India abstains on UNGA resolution on ICJ climate opinion
India abstained from voting on a UN climate change resolution, citing concerns that it undermines the architecture of the United Nations Framework Convention on Climate Change.
India abstained from voting on a UN General Assembly resolution calling on countries to comply with their obligations on climate change, voicing concern that the draft ''undermines'' the ''sacrosanct architecture'' of the United Nations Framework Convention on Climate Change.
The resolution was adopted in the 193-member General Assembly on Wednesday with 141 votes in favour, eight against and 28 abstentions, including by India.
India said it had engaged constructively during negotiations on the resolution and clarified its concerns and positions at every stage.
''We are therefore disappointed that our concerns were not addressed, despite our best efforts to find common ground,'' it said.
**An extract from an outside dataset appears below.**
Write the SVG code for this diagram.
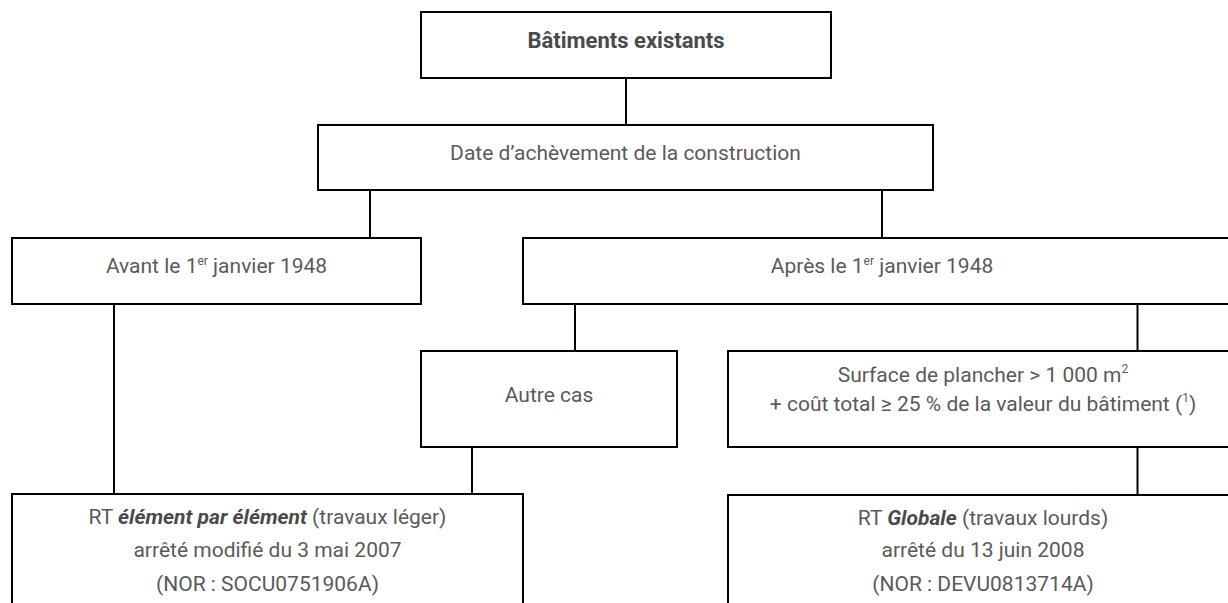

In the Explanation of Vote, First Secretary in India's Permanent Mission to the UN, Petal Gahlot, said adoption of the resolution by the General Assembly does not create binding commitments for India.
''Our obligations arise only from outcomes adopted under the UNFCCC process. Hence, in line with our stated position on Climate Change related issues, India was not in a position to vote in favour of this resolution,'' she said.
The resolution titled 'Advisory opinion of the International Court of Justice on the obligations of States in respect of climate change' welcomed the July 2025 unanimous advisory opinion of the International Court of Justice (ICJ) on States' obligations on climate change. It affirmed the importance of the ICJ's advisory opinion as an authoritative contribution to the clarification of existing international law.
India has long maintained that climate obligations must be negotiated through the UN climate framework, which recognises the principle of ''common but differentiated responsibilities'', under which developed countries, as the largest historical emitters, are expected to take the lead on emissions cuts and provide finance and technology support to developing nations.
Moved by Pacific island nation Vanuatu, the resolution called on all countries to comply with their obligations under international law to protect the climate system and the environment from anthropogenic greenhouse gas emissions.
It urged countries, in line with the Paris Agreement and their national circumstances, to implement measures aimed at limiting the rise in global average temperature to 1.5 degrees Celsius above pre-industrial levels.
India said the draft resolution fails to clearly reflect the ''advisory and non-binding'' nature of the ICJ opinion.
''We are therefore seriously concerned that the resolution undermines the sacrosanct architecture of the UNFCCC process, by elevating an Advisory Opinion to a binding or quasi-binding status, attempting to impose obligations on developing countries that have not been multilaterally agreed upon. This is a dangerous precedent that we must all be wary of,'' Gahlot said.
India noted that the resolution prescribes specific mitigation pathways, imposes external benchmarks for ambition, and creates conditions that may invite judicial or quasi-judicial scrutiny of nationally determined contributions.
''This seriously undermines national policy space and disrupts the bottom-up architecture of the Paris Agreement,'' Gahlot said.
India and several developing countries have also expressed concern in the past that attempts to give greater legal weight to the ICJ opinion could expose national climate targets and domestic policy choices to international legal scrutiny outside the negotiated UN climate process.
India also objected to the absence of the term ''climate finance'' in the resolution text. ''It is now a well-documented fact that the climate finance goal agreed to in 2024 falls short of the needs of developing countries and deserves more attention in a resolution that deals with Obligations of States in Respect of Climate Change,'' Gahlot said, describing it as a ''serious omission''.
She said India believes that the UNFCCC and the Paris Agreement provide an agreed, equitable and sophisticated framework for achieving climate goals.
Gahlot stressed that sustainable development and poverty eradication remain overriding priorities for developing countries.
''Any transition in energy systems must therefore be just, orderly, and equitable, taking into account the need for energy access, economic growth, and social development. The resolution does not adequately recognise these imperatives and constrains policy space for developing countries.
''It is further a case of insult to injury that there is absolutely no reference to the necessity of developed countries continuing to take the lead in mitigation and providing adequate and predictable financing, technology transfer and capacity building to developing countries in order for them to undertake such transitions,'' Gahlot said.
She also underscored the need to address the ''historical injustice'' faced by Small Island Developing States and their vulnerability to climate change, noting that this forms the basis of India's development cooperation with them.
''It is for this reason that despite our concerns not being addressed in this resolution, India did not vote against it,'' Gahlot said, asserting that several elements in the resolution, such as the exclusion of means of implementation for developing countries, are contrary to India's ''principled stand'' on climate action.